By Manisha Thakor, CFA, CFP®
Over the last year or so, we have witnessed a groundswell of interest and support before, during, and after our Women Living a Richer Life events. The resulting conversations and connections have made it clear that something meaningful is happening in the zeitgeist around women, wealth, and power.
At Brighton Jones, we are championing the continued advancements and achievements of women while also recognizing that there is still much work to be done. Let’s review where we’ve been, where we are today, and what we can do to make sure tomorrow holds more promise.
The Fact (Not Opinion) of the Matter
“What I’ve come to understand is that it all depends on women and girls. For all of history, women and girls have been relegated to the margins, denied an equal chance to learn, lead, earn, thrive, and rise. Even today, there is nowhere on earth where women have achieved true equality.” – Melinda Gates, co-founder of the Bill & Melinda Gates Foundation
Women comprise 51 percent of the world’s population. Yet when it comes to key metrics around power and influence, in venues from grassroots initiatives to the corporate and political arenas, the results are far from even between the genders. As scholar Mary Beard writes in her recent book, Women & Power: A Manifesto, it’s difficult at times to fathom “just how deeply embedded in Western culture are the mechanisms that silence women, that refuse to take them seriously, and that sever them…from the centers of power.”
If we start from the fact (not opinion) that women have been lacking in both money and power on a collective basis, where does that leave us today?
Behind the Numbers
The vast majority of women will at some point in their lives be the primary financial decision-maker in their households. And while female knowledge of financial concepts is essentially the same as their male counterparts, female confidence around their knowledge level is significantly lower than that of men.
One factor contributing to this confidence gap may be the financial headwinds that women face. Depending upon the time frame and methodology used, white women earn between $0.77 and $0.82 on the male dollar (women of color earn significantly less than that). Women also spend on average 11 more years out of the workforce than men caring for children and/or elderly parents. What’s more, women in the United States live approximately five years longer than men. Stated bluntly, women earn less, for fewer years worked, yet must support themselves over their lifetime for more years than men. None of these figures are new, but presented together they tell a dramatic story.
Women don’t lack financial knowledge, but many do suffer from lower confidence and pay inequities.

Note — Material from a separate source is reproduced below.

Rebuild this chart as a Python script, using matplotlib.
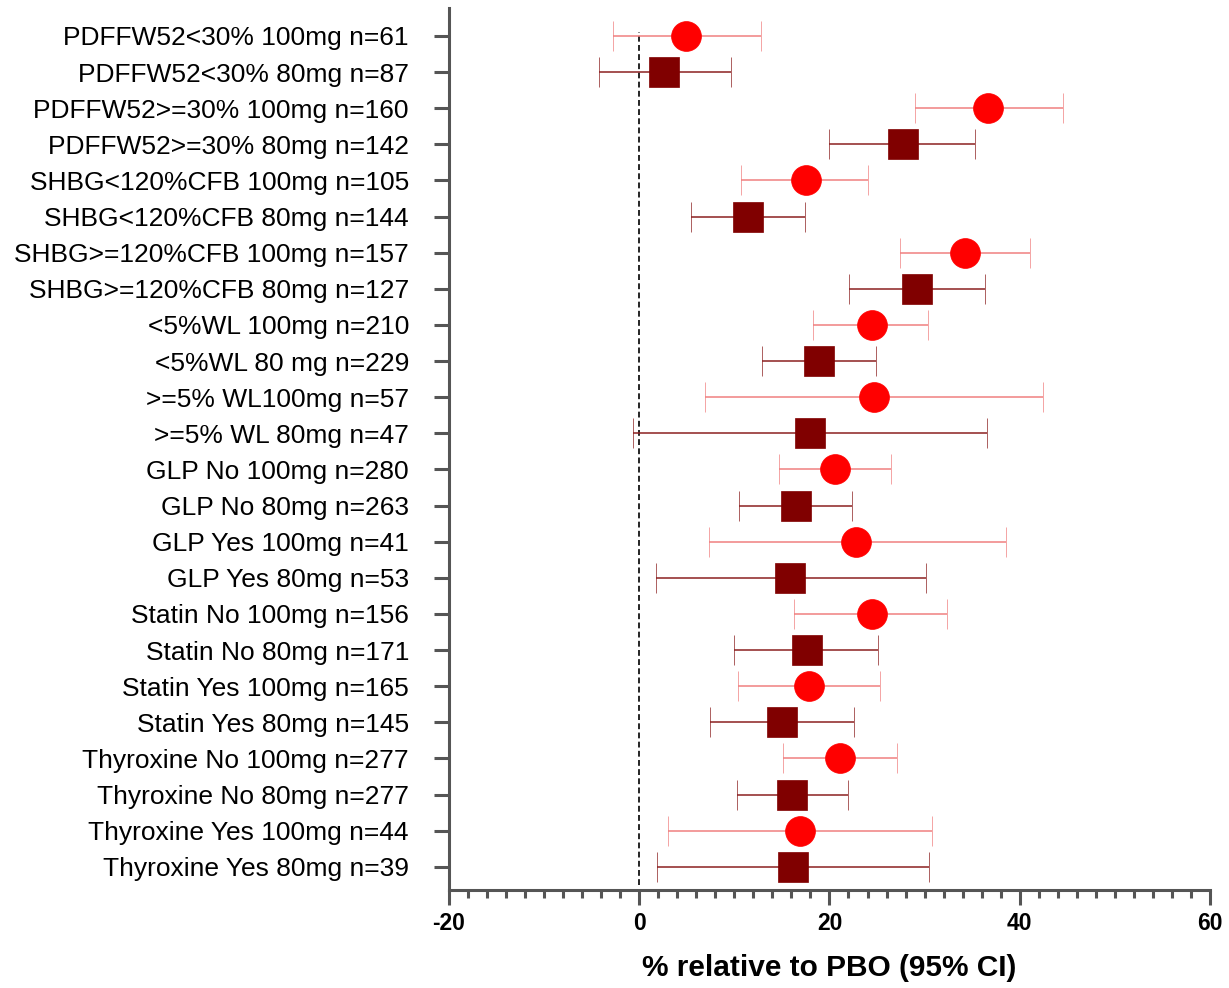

Take Jane and Joe, both 25 years old and recent graduates of a top school specializing in electrical engineering. After negotiating his starting salary, Joe is earning $50,000 per year. In line with research that shows that women negotiate their starting salaries at far lower rates than men, Jane settles for the original offer of $40,000 per year. While both Jane and Joe contribute 10 percent of their paycheck to retirement savings and invest those funds in an identical manner, a seemingly small difference in initial earnings could result in a massive difference in their respective accounts upon retirement—upwards of hundreds of thousands of dollars. The chasm would only widen, of course, if Jane opted to leave the workforce temporarily to care for a child or an aging parent.
The bottom line? Women don’t lack financial knowledge, but many do suffer from lower confidence and pay inequities.
Paving a New Path Forward
Alas, far too many industries—financial services is no exception—view women as a “niche.” As a majority of the population, however, women are quite literally the opposite of a small, specialized subset of the whole.
Around the globe, progress is being made on a wide variety of fronts. Here are some highlights:
- In 2015, Germany mandated that women must comprise 30 percent of corporate boards.
- Last year, the U.K. declared that a subset of large companies needed to increase transparency around pay in an effort to close the gender gap.
- Closer to home, legislation passed in California made it the first state to require that publicly traded companies have at least one woman on their board of directors by the end of 2019. From there, representation requirements would increase in 2021 to at least two women on boards of five members and at least three women on boards with six or more members.
What more can be done? The list is long, but here’s an excellent place to start:
- Teach women new to the workforce the power of amplification to ensure they are both seen and heard in key meetings—not to mention fostering a sense of support and networking.
- Increase the availability of flex work schedules to make it easier for working parents (not just moms!) to be both productive workers and loving parents to children and more loving children to elderly parents.
- Increase the opportunities and formal programs that enable women who have left the workplace for the reasons mentioned above to “on-ramp” more successfully.
Melinda Gates put it best: “If you want to lift a society up, invest in women.” We at Brighton Jones can’t agree more and want to help our female clients find their unique voice when it comes to utilizing money and power in their own lives.